15 de febrero de 1948
La palabra “comunismo” nunca se ha convertido en un término sin sentido, como sí ha sucedido con la palabra “fascismo” por el abuso que se hace de ella. Sin embargo, existe cierta ambigüedad, lo cual hace que signifique al menos dos cosas distintas que están vagamente conectadas: una teoría política y un movimiento político que no lleva, de manera visible, esta teoría a la práctica.
Al principio, “comunismo” significaba una sociedad libre y justa basada en el principio de “a cada uno de acuerdo con sus necesidades”. Marx concibió esto como parte de un proceso histórico inevitable. La sociedad se había reducido a una pequeña clase de propietarios con una enorme clase de desposeídos, y un día, de manera casi automática, llegaría la oportunidad para los desposeídos. Unas cuantas décadas después de la muerte de Marx estalló la Revolución rusa, y salieron los hombres que habían sido guiados por Marx y que afirmaban ser sus más fieles discípulos. Sin embargo, en realidad su éxito dependió de que tiraran por la borda buena parte de las enseñanzas de su maestro.
Marx había visualizado un enorme, poderoso y avasallador proletariado que barrería al pequeño grupo de sus oponentes, y a partir de entonces habría un gobierno democrático, a través de representantes elegidos por el pueblo. Lo que en realidad pasó en Rusia fue que una pequeña camarilla de revolucionarios desclasados tomó el poder, afirmando ser los representantes de un pueblo que ni los había elegido ni veía en ellos ninguna solución.

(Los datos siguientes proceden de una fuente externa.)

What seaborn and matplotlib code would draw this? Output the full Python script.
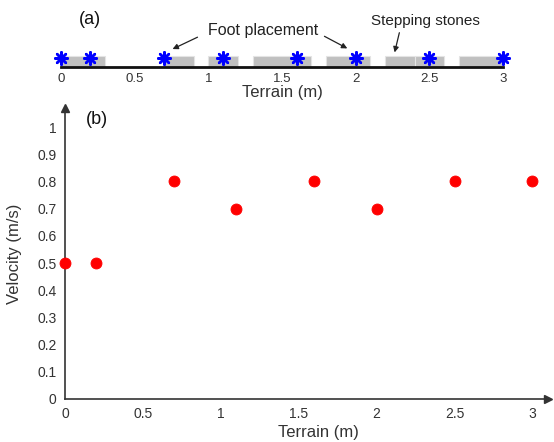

Desde el punto de vista de Lenin, esto era inevitable. Él y su grupo tenían que erigirse con el poder, porque solo ellos eran los herederos de la doctrina marxista, y era obvio que no podían permanecer en él democráticamente. El significado de la “dictadura del proletariado” tendría que haber sido “la dictadura de un puñado de intelectuales, que gobernaban a través del terrorismo”. Se salvó la revolución, pero desde entonces el Partido Comunista ruso tomó una dirección que Lenin probablemente, si hubiera vivido lo suficiente, no habría aprobado.
Instalados en el poder, los comunistas rusos necesariamente desarrollaron una casta gobernante, u oligarquía, de la que no se entraba a formar parte por nacimiento sino por adopción. Como no podían arriesgarse a que creciera la oposición, no podían permitir las críticas genuinas, y como silenciaban las críticas, cometían con frecuencia errores que hubieran podido evitarse; y entonces, como no podían admitir sus propios errores, tenían que buscar chivos expiatorios, a veces a una escala enorme.
Los comunistas pueden haber pervertido su objetivo, pero no han perdido la mística. La creencia de que únicamente ellos son los salvadores de la humanidad es, más que nunca, incuestionable.
En los años 1935-1939 y 1941-1944 era fácil creer que la URSS había abandonado la idea de la revolución mundial, pero hoy resulta claro que ese no era el caso. La idea nunca se abandonó, sino que simplemente se modificó; “revolución” fue cambiando poco a poco hasta significar “conquista”.
Mientras tanto, nos enfrentamos con un movimiento político a escala mundial que amenazaba la existencia de la civilización occidental, que no ha perdido nada de su vigor porque, en cierto sentido, se ha corrompido.